Le gouvernement suisse fonctionne de façon collégiale: les quatres grands partis sont représentés par les 7 conseillers fédéraux selon une formule dite «magique». Les décisions sont toujours des compromis car 3 partis ont 2 membres, le 4e en a un... Mais l'UDC a raflé récemment son 2ème conseiller fédéral au détriment du démocrate chrétien (centre: progressisme économique et conservatisme familial). Du coup, la non-droite n'a plus que 3 sièges sur 7, les quatres autres sont occupés par les libéraux et l'UDC qui a elle-même maintenant deux membres de l'aile dure (contre un seul de l'aile molle, il n'y a pas si longtemps).
Donc oui, il y a un lent virage à droite, qui se cristallise institutionnellement, en quelque sorte, passant des scrutins populaires, des parlements, pour finir dans les sièges des exécutifs. Une sorte de normalisation de la droite populiste.
Ce parti a ratissé large en abusant du droit d'initiative. Ils ont utilisé ça comme une forme de promotion du parti: internement à vie des délinquants sexuels, expulsion des criminels étrangers, interdiction de la construction de minarets, etc et ça a bien marché. Aujourd'hui, ils sont dans une phase de consolidation au niveau des exécutifs comme je l'ai décrit. Et ils commencent à perdre leur initiatives populaires. A l'exception de Blocher, les exécutifs de l'UDC sont plutôt médiocres, font une politique molle, ont des bilans désastreux (le chef de l'armée s'est vu refuser l'achat d'avions, par exemple, c'est unique!). Blocher était très dangereux, car intelligent. Heureusement, il se fait vieux.

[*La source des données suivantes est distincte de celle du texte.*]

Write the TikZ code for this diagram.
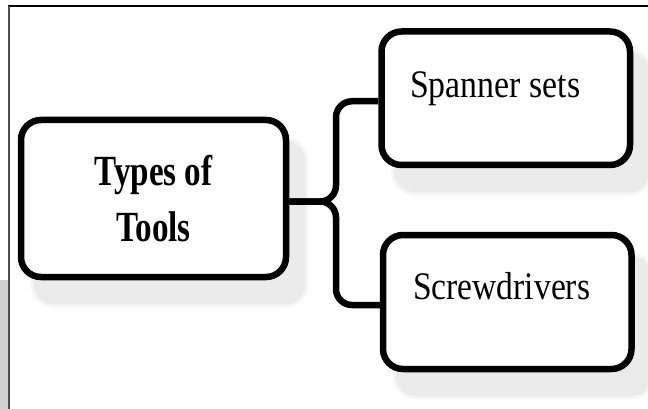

Quant à la base électorale, elle est très large. 30% environ. Un peu de tout, plutôt germanophone, rural, populaire. A Genève, ils ont le parti anti-frontalier qui lui fait de la concurrence, et à Lausanne, ils se déchirent tellement entre eux qu'il peinent à faire un carton dans les élections.
Leur affiches sont à la fois terrifiantes, et des coups de génie. La politique suisse est assez amateur point de vue communication et l'UDC arrive vraiment à sortir du lot avec une esthétique «années 30» qui, si elle ne donnait pas la nausée, pourrait être qualifiée de magnifique.
Désolé pour la tartine... il faudrait que je détaille le programme de ce parti, assez proche du FN sur certain point, mais très libéral sur d'autres (contre l'impôt, pour la dérégulation du travail, contre le travail des femmes, etc. Mais je crois que je vous ai assez assommé.